Collateralized Borrowings in Securitization Trust, at Fair Value
Collateralized borrowings in securitization trust related to the Company's on-balance sheet securitization are reported at fair value as a result of a fair value option election. This long-term debt is nonrecourse to the Company beyond the assets held in the trust. Fair value is determined under the guidance of ASC 820. The Company determines the fair value of its collateralized borrowings in securitization trust based on prices obtained from third-party pricing providers, broker quotes received and other applicable market data. See Note 14 - Fair Value of these notes to the condensed consolidated financial statements for details on fair value measurement.

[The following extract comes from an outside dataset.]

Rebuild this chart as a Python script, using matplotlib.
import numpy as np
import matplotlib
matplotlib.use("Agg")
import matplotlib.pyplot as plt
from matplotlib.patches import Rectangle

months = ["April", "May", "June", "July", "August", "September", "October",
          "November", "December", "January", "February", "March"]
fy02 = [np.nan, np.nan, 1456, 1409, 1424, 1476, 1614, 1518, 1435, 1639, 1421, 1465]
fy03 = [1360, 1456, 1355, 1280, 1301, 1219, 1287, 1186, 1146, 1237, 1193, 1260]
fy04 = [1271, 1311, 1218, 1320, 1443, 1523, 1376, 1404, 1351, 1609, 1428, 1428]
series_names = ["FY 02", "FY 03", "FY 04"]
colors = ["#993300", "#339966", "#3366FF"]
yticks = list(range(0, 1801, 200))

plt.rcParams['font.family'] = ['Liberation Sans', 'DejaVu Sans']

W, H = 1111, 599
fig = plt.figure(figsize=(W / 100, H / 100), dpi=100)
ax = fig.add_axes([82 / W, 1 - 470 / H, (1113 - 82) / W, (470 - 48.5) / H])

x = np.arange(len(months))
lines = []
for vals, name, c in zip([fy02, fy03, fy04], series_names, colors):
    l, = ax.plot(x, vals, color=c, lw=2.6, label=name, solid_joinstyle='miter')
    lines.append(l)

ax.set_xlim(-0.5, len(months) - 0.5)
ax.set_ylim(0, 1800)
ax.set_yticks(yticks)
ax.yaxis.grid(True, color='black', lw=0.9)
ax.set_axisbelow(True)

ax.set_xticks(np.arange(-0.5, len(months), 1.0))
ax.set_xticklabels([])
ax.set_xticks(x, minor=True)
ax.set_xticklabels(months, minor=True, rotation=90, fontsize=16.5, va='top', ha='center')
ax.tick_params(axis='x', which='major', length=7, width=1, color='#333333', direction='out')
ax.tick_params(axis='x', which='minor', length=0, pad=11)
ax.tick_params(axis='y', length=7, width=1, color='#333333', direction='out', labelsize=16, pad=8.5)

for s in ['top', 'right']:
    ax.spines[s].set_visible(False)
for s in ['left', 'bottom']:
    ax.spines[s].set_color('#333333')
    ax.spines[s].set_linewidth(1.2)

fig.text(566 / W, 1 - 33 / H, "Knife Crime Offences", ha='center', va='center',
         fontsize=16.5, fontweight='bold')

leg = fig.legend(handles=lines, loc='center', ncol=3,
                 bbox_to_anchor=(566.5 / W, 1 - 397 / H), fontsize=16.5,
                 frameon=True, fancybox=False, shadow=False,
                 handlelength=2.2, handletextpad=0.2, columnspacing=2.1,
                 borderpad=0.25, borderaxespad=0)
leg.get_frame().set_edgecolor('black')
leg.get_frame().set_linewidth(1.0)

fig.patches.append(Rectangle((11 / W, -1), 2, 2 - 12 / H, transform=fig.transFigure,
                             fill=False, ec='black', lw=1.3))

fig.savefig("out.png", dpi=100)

Refer to Note 2 to the Consolidated Financial Statements in the Company's 2012 Annual Report on Form 10-K regarding additional significant accounting policies.

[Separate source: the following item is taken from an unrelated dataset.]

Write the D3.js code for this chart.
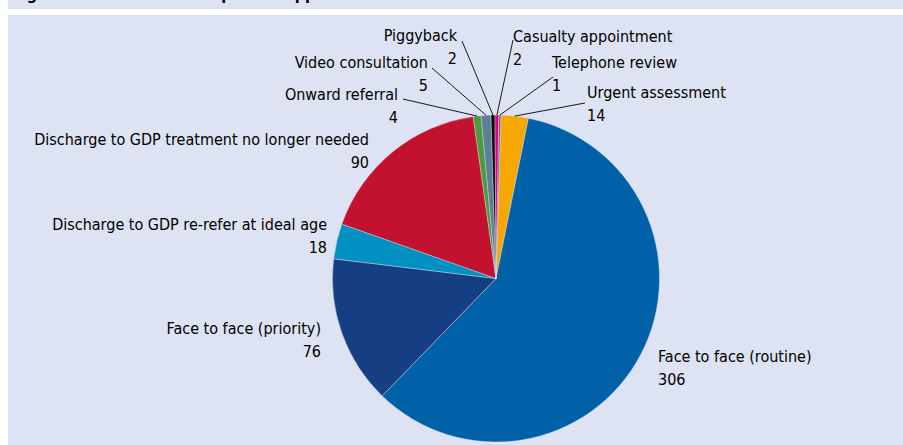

Recently Issued and/or Adopted Accounting Standards
Offsetting Assets and Liabilities
In December 2011, the Financial Accounting Standards Board, or FASB, issued ASU No. 2011-11, which amends ASC 210, Balance Sheet. The amendments in this ASU enhance disclosures required by U.S. GAAP by requiring improved information about financial instruments and derivative instruments that are either (1) offset in accordance with ASC 210, Balance Sheet or ASC 815, Other Presentation Matters or (2) subject to an enforceable master netting arrangement or similar agreement. ASU 2011-11 is effective for the first interim or annual period beginning on or after January 1, 2013. In January 2013, the FASB issued ASU No. 2013-01, which limits the scope of ASU 2011-11 to certain derivatives, repurchase agreements and securities lending arrangements. ASU 2013-01 is also effective for the first interim or annual period beginning on or after January 1, 2013. Adopting both ASU 2011-11 and ASU 2013-01 did not have any impact on the Company's condensed consolidated financial condition or results of operations, but did impact financial statement disclosures.
Comprehensive Income
In February 2013, the FASB issued ASU No. 2013-02, which amends ASC 220, Comprehensive Income. The amendments are intended to make the presentation of items within Other Comprehensive Income (OCI) more prominent. ASU 2013-02 requires reclassification adjustments between OCI and net income to be presented separately on the face of the financial statements. The new guidance does not change the requirement to present items of net income and OCI, and totals for net income, OCI and comprehensive income in a single continuous statement or two consecutive statements. ASU 2013-02 is effective for the first interim or annual period beginning on or after December 15, 2012. Adopting this ASU did not have any impact on the Company's condensed consolidated financial condition or results of operations, but did impact financial statement disclosures.